Recently I read about the owner of a landscaping company who was lamenting the difficulty of holding onto employees. He even had some who had quit via text message, leaving him in the lurch, or in his case, mulch. I've never gotten a quit-text--in fact, I barely text at all. But anyone who loses an employee in such a perfunctory way should consider looking in the mirror before pointing the finger. Every business owner has heard, "You get what you pay for." What part of that expression is so hard to understand?

Two of the world's largest companies recently succumbed to pressure to do the right thing and raised their hourly wages, though not as much as many people think they should. Walmart's move affected more than a million workers; the company touted it as "one of the largest single-day private-sector pay increases ever." McDonald's pay hike applied only to employees at the 1,500 U.S. restaurants the company owns, not the 12,500 run by franchisees, though many of them felt pressured to go along.

The dollar-or-so hourly increases were publicized as a big deal, and now the companies say they're beginning to see results. In a press release, Walmart U.S. COO Judith McKenna enthused: "We're seeing strong increases in both customer experience and associate engagement scores. Five straight quarters of positive comps in our U.S. business is just one example of how helping our associates grow and succeed helps the company do the same." And a report out this week on Fortune.com came with the headline: "McDonald's Says Its Wage Hikes Are Improving Service."

Amazing, right? Who could have imagined that by paying employees more, companies might actually get something in return?

It never fails to astound me how so many employers think they should be able to find loyal, conscientious employees without exhibiting the same traits themselves. As a business owner, that means taking care of employees by offering competitive pay, adequate hours and generous benefits. And, oh yeah, one more thing: the opportunity to advance. Living on a dead-end road may be a good thing, but working at a dead-end job is not.

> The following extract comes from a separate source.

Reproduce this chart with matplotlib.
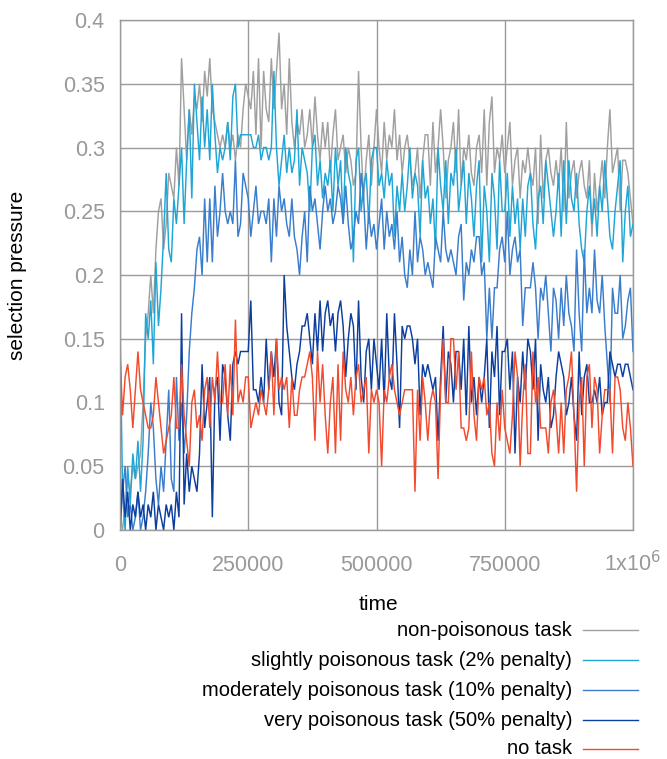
import numpy as np
import matplotlib
matplotlib.use("Agg")
import matplotlib.pyplot as plt
from matplotlib.lines import Line2D
from matplotlib.transforms import ScaledTranslation

plt.rcParams['font.family'] = ['Liberation Sans', 'DejaVu Sans']

time = np.arange(0, 1000001, 5000)

non_poisonous = [
    0.01,0.00,0.02,0.04,0.03,0.05,0.04,0.05,0.06,0.10,
    0.15,0.17,0.20,0.17,0.22,0.25,0.26,0.22,0.24,0.28,
    0.27,0.26,0.30,0.27,0.37,0.33,0.29,0.33,0.31,0.34,
    0.33,0.35,0.32,0.36,0.34,0.37,0.33,0.32,0.31,0.30,
    0.31,0.30,0.32,0.30,0.31,0.29,0.31,0.30,0.33,0.35,
    0.34,0.33,0.36,0.31,0.37,0.30,0.36,0.33,0.32,0.37,
    0.33,0.36,0.39,0.33,0.35,0.31,0.37,0.32,0.30,0.32,
    0.31,0.33,0.30,0.31,0.33,0.30,0.34,0.31,0.29,0.32,
    0.30,0.32,0.28,0.31,0.33,0.29,0.30,0.31,0.28,0.30,
    0.29,0.27,0.28,0.36,0.30,0.26,0.29,0.31,0.27,0.30,
    0.33,0.30,0.28,0.32,0.29,0.31,0.30,0.33,0.29,0.31,
    0.28,0.30,0.31,0.29,0.27,0.28,0.30,0.26,0.29,0.31,
    0.31,0.27,0.32,0.28,0.30,0.33,0.30,0.26,0.29,0.30,
    0.32,0.28,0.33,0.27,0.30,0.29,0.31,0.28,0.27,0.30,
    0.31,0.28,0.33,0.27,0.32,0.34,0.28,0.30,0.29,0.31,
    0.28,0.30,0.32,0.27,0.29,0.30,0.26,0.29,0.28,0.30,
    0.28,0.27,0.30,0.24,0.31,0.26,0.29,0.30,0.28,0.27,
    0.29,0.27,0.30,0.25,0.32,0.26,0.28,0.29,0.26,0.28,
    0.29,0.27,0.26,0.29,0.23,0.28,0.25,0.27,0.29,0.26,
    0.30,0.33,0.28,0.29,0.30,0.25,0.29,0.29,0.28,0.26,
    0.24]

slightly = [
    0.16,0.03,0.00,0.05,0.02,0.06,0.04,0.07,0.03,0.07,
    0.17,0.15,0.18,0.13,0.21,0.16,0.19,0.23,0.28,0.22,
    0.21,0.26,0.24,0.27,0.30,0.24,0.29,0.33,0.26,0.35,
    0.32,0.29,0.34,0.30,0.33,0.29,0.35,0.31,0.28,0.30,
    0.29,0.30,0.32,0.29,0.34,0.35,0.30,0.31,0.31,0.31,
    0.31,0.31,0.30,0.30,0.31,0.29,0.30,0.30,0.29,0.30,
    0.36,0.30,0.27,0.29,0.31,0.28,0.30,0.28,0.29,0.33,
    0.27,0.30,0.29,0.28,0.25,0.30,0.31,0.27,0.29,0.26,
    0.28,0.27,0.29,0.25,0.30,0.27,0.29,0.24,0.30,0.28,
    0.27,0.21,0.29,0.30,0.25,0.27,0.28,0.24,0.29,0.30,
    0.30,0.27,0.28,0.26,0.29,0.27,0.28,0.23,0.27,0.25,
    0.28,0.25,0.27,0.30,0.26,0.28,0.27,0.23,0.29,0.26,
    0.27,0.24,0.26,0.22,0.30,0.27,0.25,0.29,0.24,0.28,
    0.27,0.30,0.25,0.27,0.29,0.24,0.28,0.26,0.23,0.27,
    0.29,0.21,0.27,0.25,0.21,0.28,0.26,0.22,0.29,0.25,
    0.25,0.28,0.23,0.27,0.24,0.26,0.22,0.26,0.23,0.27,
    0.28,0.24,0.22,0.26,0.27,0.24,0.29,0.27,0.25,0.23,
    0.25,0.28,0.23,0.29,0.24,0.29,0.26,0.25,0.28,0.24,
    0.22,0.21,0.25,0.27,0.24,0.26,0.23,0.27,0.25,0.29,
    0.26,0.23,0.22,0.25,0.27,0.29,0.21,0.25,0.27,0.23,
    0.24]

moderately = [
    0.00,0.03,0.05,0.01,0.02,0.00,0.01,0.03,0.00,0.01,
    0.03,0.06,0.10,0.08,0.04,0.02,0.05,0.03,0.07,0.11,
    0.04,0.03,0.12,0.07,0.10,0.06,0.09,0.14,0.17,0.19,
    0.22,0.23,0.20,0.26,0.21,0.26,0.21,0.27,0.23,0.25,
    0.28,0.25,0.24,0.25,0.24,0.29,0.23,0.24,0.28,0.27,
    0.26,0.23,0.25,0.27,0.24,0.25,0.25,0.24,0.26,0.21,
    0.26,0.23,0.27,0.25,0.26,0.24,0.23,0.26,0.23,0.22,
    0.20,0.23,0.25,0.21,0.27,0.25,0.26,0.24,0.22,0.25,
    0.27,0.25,0.26,0.24,0.25,0.27,0.26,0.24,0.27,0.24,
    0.22,0.23,0.25,0.24,0.28,0.26,0.22,0.25,0.23,0.24,
    0.22,0.24,0.26,0.22,0.25,0.23,0.24,0.22,0.25,0.21,
    0.23,0.20,0.19,0.22,0.20,0.25,0.21,0.23,0.22,0.20,
    0.21,0.20,0.19,0.23,0.22,0.21,0.25,0.22,0.21,0.22,
    0.21,0.20,0.23,0.24,0.18,0.21,0.20,0.22,0.21,0.23,
    0.23,0.20,0.21,0.15,0.19,0.15,0.19,0.19,0.22,0.23,
    0.21,0.25,0.20,0.22,0.23,0.21,0.22,0.16,0.19,0.19,
    0.19,0.21,0.19,0.15,0.19,0.18,0.20,0.17,0.14,0.19,
    0.18,0.15,0.19,0.16,0.20,0.17,0.16,0.14,0.22,0.17,
    0.14,0.22,0.17,0.19,0.17,0.22,0.18,0.17,0.20,0.16,
    0.13,0.10,0.19,0.17,0.17,0.20,0.15,0.16,0.18,0.19,
    0.14]

very = [
    0.00,0.04,0.01,0.03,0.00,0.02,0.01,0.03,0.01,0.02,
    0.00,0.02,0.01,0.03,0.00,0.02,0.01,0.00,0.02,0.01,
    0.02,0.00,0.03,0.01,0.17,0.02,0.06,0.03,0.05,0.04,
    0.03,0.06,0.13,0.08,0.10,0.12,0.01,0.11,0.12,0.07,
    0.13,0.12,0.09,0.07,0.13,0.14,0.13,0.14,0.14,0.14,
    0.14,0.18,0.11,0.11,0.10,0.12,0.10,0.15,0.11,0.14,
    0.12,0.15,0.10,0.09,0.20,0.16,0.14,0.12,0.11,0.13,
    0.14,0.16,0.16,0.17,0.15,0.13,0.17,0.14,0.18,0.14,
    0.17,0.18,0.16,0.17,0.14,0.17,0.18,0.16,0.12,0.15,
    0.17,0.16,0.11,0.18,0.12,0.10,0.14,0.15,0.11,0.15,
    0.13,0.11,0.15,0.10,0.17,0.12,0.11,0.17,0.13,0.08,
    0.16,0.15,0.16,0.16,0.15,0.13,0.15,0.09,0.13,0.12,
    0.13,0.12,0.11,0.12,0.07,0.12,0.16,0.10,0.14,0.13,
    0.10,0.14,0.14,0.11,0.15,0.09,0.16,0.10,0.12,0.09,
    0.12,0.10,0.12,0.15,0.08,0.14,0.12,0.16,0.09,0.14,
    0.14,0.15,0.11,0.14,0.06,0.12,0.10,0.14,0.11,0.15,
    0.14,0.11,0.15,0.07,0.13,0.11,0.10,0.12,0.08,0.09,
    0.12,0.14,0.13,0.12,0.09,0.10,0.12,0.09,0.07,0.14,
    0.09,0.12,0.13,0.10,0.10,0.11,0.10,0.12,0.09,0.10,
    0.10,0.14,0.13,0.12,0.13,0.13,0.12,0.13,0.13,0.12,
    0.11]

no_task = [
    0.14,0.09,0.12,0.13,0.11,0.08,0.11,0.14,0.11,0.10,
    0.09,0.08,0.08,0.09,0.12,0.10,0.08,0.06,0.07,0.08,
    0.09,0.12,0.08,0.08,0.13,0.09,0.07,0.05,0.10,0.11,
    0.08,0.09,0.07,0.11,0.12,0.08,0.12,0.10,0.14,0.10,
    0.10,0.13,0.09,0.13,0.09,0.165,0.10,0.11,0.10,0.12,
    0.12,0.08,0.09,0.10,0.09,0.11,0.10,0.09,0.11,0.14,
    0.09,0.15,0.11,0.12,0.11,0.12,0.08,0.12,0.09,0.09,
    0.11,0.12,0.12,0.13,0.14,0.12,0.07,0.14,0.10,0.13,
    0.09,0.06,0.10,0.12,0.06,0.13,0.07,0.14,0.11,0.10,
    0.12,0.09,0.12,0.13,0.10,0.11,0.12,0.06,0.11,0.10,
    0.11,0.10,0.05,0.11,0.10,0.12,0.13,0.11,0.10,0.09,
    0.10,0.11,0.11,0.11,0.11,0.03,0.11,0.07,0.12,0.10,
    0.07,0.10,0.11,0.10,0.04,0.11,0.15,0.10,0.10,0.15,
    0.15,0.11,0.14,0.08,0.08,0.07,0.08,0.14,0.09,0.07,
    0.12,0.11,0.12,0.09,0.10,0.06,0.05,0.10,0.07,0.11,
    0.08,0.07,0.06,0.09,0.14,0.12,0.05,0.10,0.13,0.06,
    0.06,0.14,0.10,0.12,0.08,0.08,0.08,0.06,0.10,0.11,
    0.09,0.06,0.10,0.06,0.11,0.12,0.14,0.09,0.03,0.10,
    0.12,0.05,0.12,0.13,0.08,0.12,0.11,0.06,0.09,0.11,
    0.11,0.11,0.06,0.12,0.12,0.11,0.08,0.07,0.10,0.08,
    0.05]

labels = [
    "non-poisonous task",
    "slightly poisonous task (2% penalty)",
    "moderately poisonous task (10% penalty)",
    "very poisonous task (50% penalty)",
    "no task",
]
colors = ["#a0a0a0", "#1fa6d6", "#3a7dcc", "#0c3e9e", "#f24a2c"]
series = [non_poisonous, slightly, moderately, very, no_task]

x_ticks = [0, 250000, 500000, 750000, 1000000]
x_ticklabels = ["0", "250000", "500000", "750000", r"1x10$^{6}$"]
y_ticks = [0, 0.05, 0.1, 0.15, 0.2, 0.25, 0.3, 0.35, 0.4]
y_ticklabels = ["0", "0.05", "0.1", "0.15", "0.2", "0.25", "0.3", "0.35", "0.4"]

W, H = 667, 759
fig = plt.figure(figsize=(W / 100, H / 100), dpi=100)
ax = fig.add_axes([120 / W, 1 - 530 / H, (633 - 120) / W, (530 - 20) / H])

for vals, c in zip(series, colors):
    ax.plot(time, vals, color=c, lw=1.05, solid_joinstyle='miter')

ax.set_xlim(0, 1000000)
ax.set_ylim(0, 0.4)
ax.set_xticks(x_ticks)
ax.set_xticklabels(x_ticklabels)
ax.set_yticks(y_ticks)
ax.set_yticklabels(y_ticklabels)
ax.grid(True, color="#9a9a9a", lw=1.0)
ax.set_axisbelow(True)
for s in ax.spines.values():
    s.set_color("#9a9a9a")
    s.set_linewidth(1.0)
ax.tick_params(axis='both', colors="#9a9a9a", labelcolor="#999999",
               labelsize=15.5, length=0)
ax.tick_params(axis='y', pad=11)
ax.tick_params(axis='x', pad=18)

last = ax.get_xticklabels()[-1]
last.set_transform(last.get_transform() +
                   ScaledTranslation(0, 3 / 72, fig.dpi_scale_trans))

fig.text(18 / W, 1 - 275 / H, "selection pressure", rotation=90,
         ha='center', va='center', fontsize=15, color='black')
fig.text(378 / W, 1 - 604 / H, "time", ha='center', va='center',
         fontsize=15, color='black')

rows_y = [630, 660, 690, 720, 749]
for lab, c, yy in zip(labels, colors, rows_y):
    fig.text(572 / W, 1 - yy / H, lab, ha='right', va='center',
             fontsize=14.5, color='black')
    fig.add_artist(Line2D([583 / W, 638 / W], [1 - yy / H, 1 - yy / H],
                          transform=fig.transFigure, color=c, lw=1.0))

fig.savefig("out.png", dpi=100)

Our company started out with six employees in 1999. Currently we have close to 850 and continue to add more each month. It's a huge responsibility to oversee so many people, but it's a huge privilege and opportunity, too. The quality of our workforce would be the envy of any company, and the reason is quite simple: we don't treat employees as an expense we're always trying to whittle down, but as an asset. We pay 20 percent more than the national average, give generous year-end bonuses and provide benefits that include an on-site nurse, subsidized healthy meals, extracurricular activities and yes, even ping-pong tables.

We promote our people often--one person who came here as an intern fewer than 10 years ago is now leading a $70 million division, and another who started out as a temp in manufacturing is now in charge of quality control on one of our product lines. And we offer stock appreciation rights, which are a far cry from startups' stock options--employees will never lose money with stock appreciation rights. The result of all this--hold onto your hat--is we get what we pay for, namely loyal and conscientious employees. And when you have better employees, everything works better. It's just common sense.

Heading a successful business--and believe me, it took a lot of time in the trenches to get to this point--is constantly challenging and always interesting. But at the end of the day what brings the greatest satisfaction is not that we're making money, but that by making money we can keep building the business and share its success with more employees.